Nora: Fresh retelling of life of James Joyce’s wife proves she’s no adjunct

Book review: Nuala O’Connor’s fictionalised biography of the inspiration for Molly Bloom

The Joyce family, 1924. Left to right: James Joyce and Nora Barnacle and their children, Lucia  and Giorgio Joyce. Photograph: Archive Photos/Getty

The Joyce family, 1924. Left to right: James Joyce and Nora Barnacle and their children, Lucia and Giorgio Joyce. Photograph: Archive Photos/Getty

I had the pleasure of a pilgrimage to Dublin one year for Bloomsday, replete with the requisite pint at Davy Byrne’s, soap from Sweny’s and a Sandycove swim. James Joyce set Ulysses on June 16th, 1904, as a tribute to the day he first “walked out” with Nora Barnacle. In her fifth novel, Nuala O’Connor recounts Nora’s life from that fateful rendezvous. A portion of Nora first appeared in Granta as a short story, Gooseen, which won the 2018 Short Fiction Prize.

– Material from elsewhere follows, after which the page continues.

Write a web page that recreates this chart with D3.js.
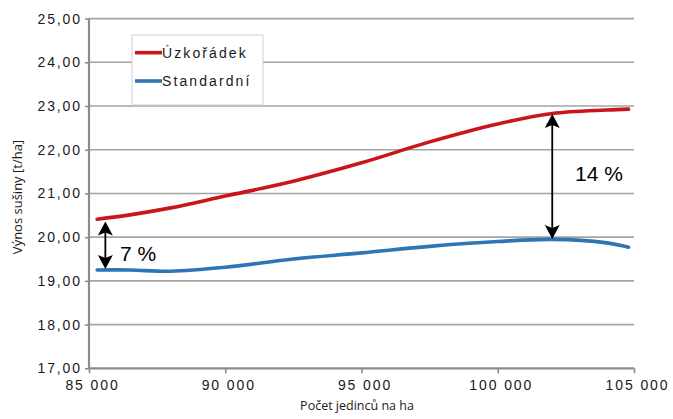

Joycean Dublin is well-trodden ground, not least by Edna O’Brien, but O’Connor keeps the story fresh with the vivid language of her fictionalised biography. A chambermaid from Galway, Nora’s voice is frank and earthy. “The river smells like a pisspot spilling its muck into the sea,” she tells Jim as they walk along the Liffey.